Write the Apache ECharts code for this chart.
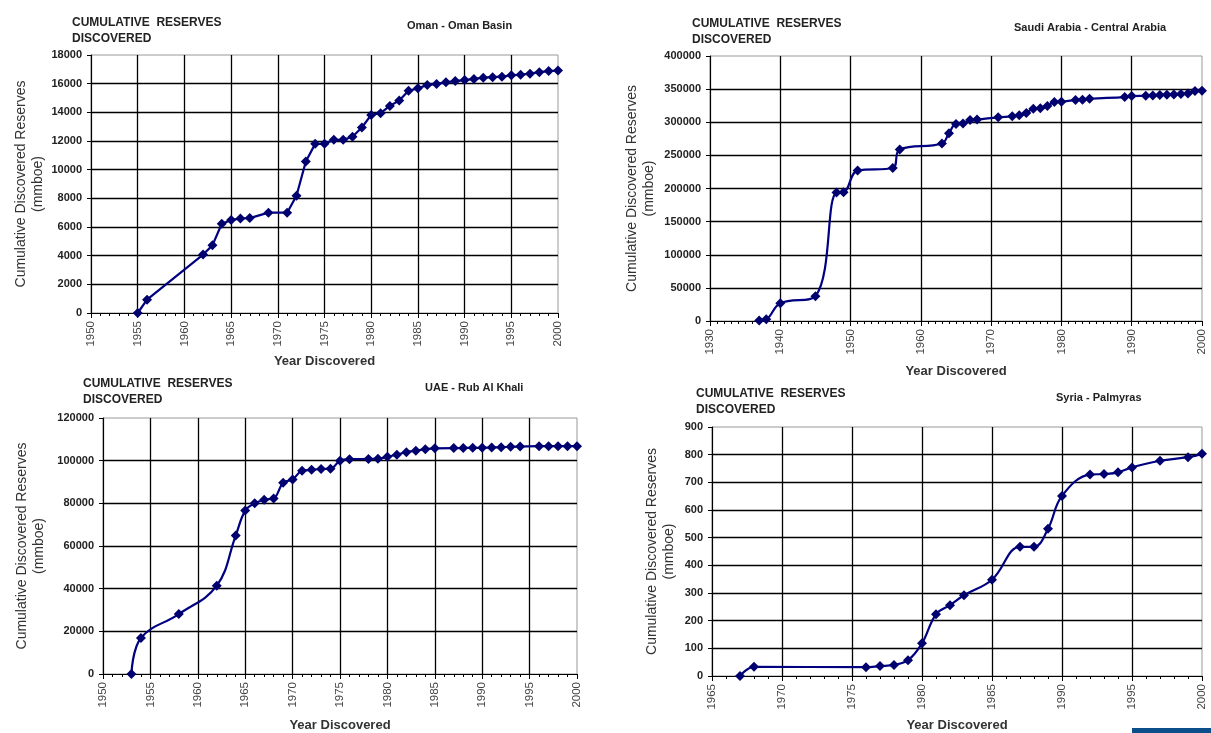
<!DOCTYPE html>
<html>
<head>
<meta charset="utf-8">
<script src="https://cdn.jsdelivr.net/npm/echarts@6/dist/echarts.min.js"></script>
<style>
html,body{margin:0;padding:0;background:#fff;}
#c{width:1211px;height:733px;}
</style>
</head>
<body>
<div id="c"></div>
<script>
// ---- Data ----
const omanYears  = [1955,1956,1962,1963,1964,1965,1966,1967,1969,1971,1972,1973,1974,1975,1976,1977,1978,1979,1980,1981,1982,1983,1984,1985,1986,1987,1988,1989,1990,1991,1992,1993,1994,1995,1996,1997,1998,1999,2000];
const omanValues = [0,930,4080,4720,6230,6480,6600,6620,7000,7000,8180,10570,11800,11800,12080,12080,12300,12940,13820,13940,14450,14820,15500,15680,15900,15980,16100,16180,16250,16330,16420,16450,16490,16580,16630,16700,16800,16880,16920];

const saudiYears  = [1937,1938,1940,1945,1948,1949,1951,1956,1957,1963,1964,1965,1966,1967,1968,1971,1973,1974,1975,1976,1977,1978,1979,1980,1982,1983,1984,1989,1990,1992,1993,1994,1995,1996,1997,1998,1999,2000];
const saudiValues = [800,2500,26800,37500,194000,194500,227000,231000,259000,268000,283500,297500,298000,303500,304000,307500,309000,310500,314000,320500,321000,324500,330500,331000,333500,334000,335500,338000,339500,340000,340500,341000,341500,342000,342500,343500,347000,347500];

const uaeYears  = [1953,1954,1958,1962,1964,1965,1966,1967,1968,1969,1970,1971,1972,1973,1974,1975,1976,1978,1979,1980,1981,1982,1983,1984,1985,1987,1988,1989,1990,1991,1992,1993,1994,1996,1997,1998,1999,2000];
const uaeValues = [0,16900,28100,41400,64900,76600,80000,81700,82300,89600,91200,95300,95700,96100,96200,100000,100700,100800,100900,101800,102800,104000,104700,105400,105800,105900,105900,106000,106000,106200,106300,106500,106600,106800,106800,106800,106800,106800];

const syriaYears  = [1967,1968,1976,1977,1978,1979,1980,1981,1982,1983,1985,1987,1988,1989,1990,1992,1993,1994,1995,1997,1999,2000];
const syriaValues = [0,33,32,36,40,57,118,223,256,292,348,467,467,532,651,728,730,736,754,778,791,803];

const omanYTicks  = {min:0, max:18000, interval:2000};
const saudiYTicks = {min:0, max:400000, interval:50000};
const uaeYTicks   = {min:0, max:120000, interval:20000};
const syriaYTicks = {min:0, max:900, interval:100};

const omanXTicks  = {min:1950, max:2000, interval:5, minor:5};
const saudiXTicks = {min:1930, max:2000, interval:10, minor:10};
const uaeXTicks   = {min:1950, max:2000, interval:5, minor:5};
const syriaXTicks = {min:1965, max:2000, interval:5, minor:5};

const headingText = 'CUMULATIVE  RESERVES\nDISCOVERED';
const regionNames = ['Oman - Oman Basin','Saudi Arabia - Central Arabia','UAE - Rub Al Khali','Syria - Palmyras'];
const yName = 'Cumulative Discovered Reserves\n(mmboe)';
const xName = 'Year Discovered';

// ---- Layout ----
const FONT = '"Liberation Sans", Arial, sans-serif';
const NAVY = '#000080';
const grids = [
  {left:91,  top:55,  width:467, height:258},
  {left:710, top:56,  width:492, height:265},
  {left:103, top:418, width:474, height:260},
  {left:712, top:427, width:490, height:253}
].map(g=>Object.assign(g,{show:true, borderColor:'#999', borderWidth:1, backgroundColor:'#fff'}));
const yNameGaps = [44, 52, 55, 34];
const xNameGaps = [42, 44, 45, 43];
const headPos = [[72,15],[692,16],[83,376],[696,386]];
const regionPos = [[407,20],[1014,22],[425,382],[1056,392]];
const xT = [omanXTicks, saudiXTicks, uaeXTicks, syriaXTicks];
const yT = [omanYTicks, saudiYTicks, uaeYTicks, syriaYTicks];
const smoothFlags = [false, 0.4, 0.4, 0.4];
const datasets = [
  omanYears.map((y,i)=>[y, omanValues[i]]),
  saudiYears.map((y,i)=>[y, saudiValues[i]]),
  uaeYears.map((y,i)=>[y, uaeValues[i]]),
  syriaYears.map((y,i)=>[y, syriaValues[i]])
];

const xAxes = xT.map((t,i)=>({
  type:'value', gridIndex:i, min:t.min, max:t.max, interval:t.interval,
  name:xName, nameLocation:'middle', nameGap:xNameGaps[i],
  nameTextStyle:{fontFamily:FONT, fontSize:13, fontWeight:'bold', color:'#333'},
  axisLine:{show:true, onZero:false, lineStyle:{color:'#000', width:1.2}},
  axisTick:{show:true, inside:false, length:5, lineStyle:{color:'#000'}},
  minorTick:{show:true, splitNumber:t.minor, length:3, lineStyle:{color:'#000'}},
  splitLine:{show:true, showMinLine:false, showMaxLine:false, lineStyle:{color:'#000', width:1.3}},
  axisLabel:{rotate:90, margin:8, fontFamily:FONT, fontSize:11.5, color:'#444', formatter:v=>String(v)}
}));
const yAxes = yT.map((t,i)=>({
  type:'value', gridIndex:i, min:t.min, max:t.max, interval:t.interval,
  name:yName, nameLocation:'middle', nameGap:yNameGaps[i], nameRotate:90,
  nameTextStyle:{fontFamily:FONT, fontSize:14, color:'#333', lineHeight:17},
  axisLine:{show:true, lineStyle:{color:'#000', width:1.2}},
  axisTick:{show:true, inside:false, length:4, lineStyle:{color:'#000'}},
  splitLine:{show:true, showMinLine:false, showMaxLine:false, lineStyle:{color:'#000', width:1.3}},
  axisLabel:{margin:9, fontFamily:FONT, fontSize:11, fontWeight:'bold', color:'#222', formatter:v=>String(v)}
}));
const series = datasets.map((d,i)=>({
  type:'line', xAxisIndex:i, yAxisIndex:i, data:d,
  smooth:smoothFlags[i],
  symbol:'diamond', symbolSize:10,
  lineStyle:{color:NAVY, width:2.2},
  itemStyle:{color:'#00006e'},
  animation:false
}));
const titles = [];
headPos.forEach((p,i)=>{
  titles.push({text:headingText, left:p[0], top:p[1], padding:0,
    textStyle:{fontFamily:FONT, fontSize:12, fontWeight:'bold', color:'#222', lineHeight:16}});
  titles.push({text:regionNames[i], left:regionPos[i][0], top:regionPos[i][1], padding:0,
    textStyle:{fontFamily:FONT, fontSize:11, fontWeight:'bold', color:'#222'}});
});

const chart = echarts.init(document.getElementById('c'));
chart.setOption({
  backgroundColor:'#fff',
  animation:false,
  title:titles,
  grid:grids,
  xAxis:xAxes,
  yAxis:yAxes,
  series:series,
  graphic:[{type:'rect', left:1132, top:728, shape:{width:79, height:5}, style:{fill:'#0b4f8a'}}]
});
</script>
</body>
</html>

=====

Word for word, quote the lines above. Omit the pictures.

Write the Apache ECharts code for this chart.
<!DOCTYPE html>
<html>
<head>
<meta charset="utf-8">
<script src="https://cdn.jsdelivr.net/npm/echarts@6/dist/echarts.min.js"></script>
<style>
html,body{margin:0;padding:0;background:#fff;}
#c{width:1211px;height:733px;}
</style>
</head>
<body>
<div id="c"></div>
<script>
// ---- Data ----
const omanYears  = [1955,1956,1962,1963,1964,1965,1966,1967,1969,1971,1972,1973,1974,1975,1976,1977,1978,1979,1980,1981,1982,1983,1984,1985,1986,1987,1988,1989,1990,1991,1992,1993,1994,1995,1996,1997,1998,1999,2000];
const omanValues = [0,930,4080,4720,6230,6480,6600,6620,7000,7000,8180,10570,11800,11800,12080,12080,12300,12940,13820,13940,14450,14820,15500,15680,15900,15980,16100,16180,16250,16330,16420,16450,16490,16580,16630,16700,16800,16880,16920];

const saudiYears  = [1937,1938,1940,1945,1948,1949,1951,1956,1957,1963,1964,1965,1966,1967,1968,1971,1973,1974,1975,1976,1977,1978,1979,1980,1982,1983,1984,1989,1990,1992,1993,1994,1995,1996,1997,1998,1999,2000];
const saudiValues = [800,2500,26800,37500,194000,194500,227000,231000,259000,268000,283500,297500,298000,303500,304000,307500,309000,310500,314000,320500,321000,324500,330500,331000,333500,334000,335500,338000,339500,340000,340500,341000,341500,342000,342500,343500,347000,347500];

const uaeYears  = [1953,1954,1958,1962,1964,1965,1966,1967,1968,1969,1970,1971,1972,1973,1974,1975,1976,1978,1979,1980,1981,1982,1983,1984,1985,1987,1988,1989,1990,1991,1992,1993,1994,1996,1997,1998,1999,2000];
const uaeValues = [0,16900,28100,41400,64900,76600,80000,81700,82300,89600,91200,95300,95700,96100,96200,100000,100700,100800,100900,101800,102800,104000,104700,105400,105800,105900,105900,106000,106000,106200,106300,106500,106600,106800,106800,106800,106800,106800];

const syriaYears  = [1967,1968,1976,1977,1978,1979,1980,1981,1982,1983,1985,1987,1988,1989,1990,1992,1993,1994,1995,1997,1999,2000];
const syriaValues = [0,33,32,36,40,57,118,223,256,292,348,467,467,532,651,728,730,736,754,778,791,803];

const omanYTicks  = {min:0, max:18000, interval:2000};
const saudiYTicks = {min:0, max:400000, interval:50000};
const uaeYTicks   = {min:0, max:120000, interval:20000};
const syriaYTicks = {min:0, max:900, interval:100};

const omanXTicks  = {min:1950, max:2000, interval:5, minor:5};
const saudiXTicks = {min:1930, max:2000, interval:10, minor:10};
const uaeXTicks   = {min:1950, max:2000, interval:5, minor:5};
const syriaXTicks = {min:1965, max:2000, interval:5, minor:5};

const headingText = 'CUMULATIVE  RESERVES\nDISCOVERED';
const regionNames = ['Oman - Oman Basin','Saudi Arabia - Central Arabia','UAE - Rub Al Khali','Syria - Palmyras'];
const yName = 'Cumulative Discovered Reserves\n(mmboe)';
const xName = 'Year Discovered';

// ---- Layout ----
const FONT = '"Liberation Sans", Arial, sans-serif';
const NAVY = '#000080';
const grids = [
  {left:91,  top:55,  width:467, height:258},
  {left:710, top:56,  width:492, height:265},
  {left:103, top:418, width:474, height:260},
  {left:712, top:427, width:490, height:253}
].map(g=>Object.assign(g,{show:true, borderColor:'#999', borderWidth:1, backgroundColor:'#fff'}));
const yNameGaps = [44, 52, 55, 34];
const xNameGaps = [42, 44, 45, 43];
const headPos = [[72,15],[692,16],[83,376],[696,386]];
const regionPos = [[407,20],[1014,22],[425,382],[1056,392]];
const xT = [omanXTicks, saudiXTicks, uaeXTicks, syriaXTicks];
const yT = [omanYTicks, saudiYTicks, uaeYTicks, syriaYTicks];
const smoothFlags = [false, 0.4, 0.4, 0.4];
const datasets = [
  omanYears.map((y,i)=>[y, omanValues[i]]),
  saudiYears.map((y,i)=>[y, saudiValues[i]]),
  uaeYears.map((y,i)=>[y, uaeValues[i]]),
  syriaYears.map((y,i)=>[y, syriaValues[i]])
];

const xAxes = xT.map((t,i)=>({
  type:'value', gridIndex:i, min:t.min, max:t.max, interval:t.interval,
  name:xName, nameLocation:'middle', nameGap:xNameGaps[i],
  nameTextStyle:{fontFamily:FONT, fontSize:13, fontWeight:'bold', color:'#333'},
  axisLine:{show:true, onZero:false, lineStyle:{color:'#000', width:1.2}},
  axisTick:{show:true, inside:false, length:5, lineStyle:{color:'#000'}},
  minorTick:{show:true, splitNumber:t.minor, length:3, lineStyle:{color:'#000'}},
  splitLine:{show:true, showMinLine:false, showMaxLine:false, lineStyle:{color:'#000', width:1.3}},
  axisLabel:{rotate:90, margin:8, fontFamily:FONT, fontSize:11.5, color:'#444', formatter:v=>String(v)}
}));
const yAxes = yT.map((t,i)=>({
  type:'value', gridIndex:i, min:t.min, max:t.max, interval:t.interval,
  name:yName, nameLocation:'middle', nameGap:yNameGaps[i], nameRotate:90,
  nameTextStyle:{fontFamily:FONT, fontSize:14, color:'#333', lineHeight:17},
  axisLine:{show:true, lineStyle:{color:'#000', width:1.2}},
  axisTick:{show:true, inside:false, length:4, lineStyle:{color:'#000'}},
  splitLine:{show:true, showMinLine:false, showMaxLine:false, lineStyle:{color:'#000', width:1.3}},
  axisLabel:{margin:9, fontFamily:FONT, fontSize:11, fontWeight:'bold', color:'#222', formatter:v=>String(v)}
}));
const series = datasets.map((d,i)=>({
  type:'line', xAxisIndex:i, yAxisIndex:i, data:d,
  smooth:smoothFlags[i],
  symbol:'diamond', symbolSize:10,
  lineStyle:{color:NAVY, width:2.2},
  itemStyle:{color:'#00006e'},
  animation:false
}));
const titles = [];
headPos.forEach((p,i)=>{
  titles.push({text:headingText, left:p[0], top:p[1], padding:0,
    textStyle:{fontFamily:FONT, fontSize:12, fontWeight:'bold', color:'#222', lineHeight:16}});
  titles.push({text:regionNames[i], left:regionPos[i][0], top:regionPos[i][1], padding:0,
    textStyle:{fontFamily:FONT, fontSize:11, fontWeight:'bold', color:'#222'}});
});

const chart = echarts.init(document.getElementById('c'));
chart.setOption({
  backgroundColor:'#fff',
  animation:false,
  title:titles,
  grid:grids,
  xAxis:xAxes,
  yAxis:yAxes,
  series:series,
  graphic:[{type:'rect', left:1132, top:728, shape:{width:79, height:5}, style:{fill:'#0b4f8a'}}]
});
</script>
</body>
</html>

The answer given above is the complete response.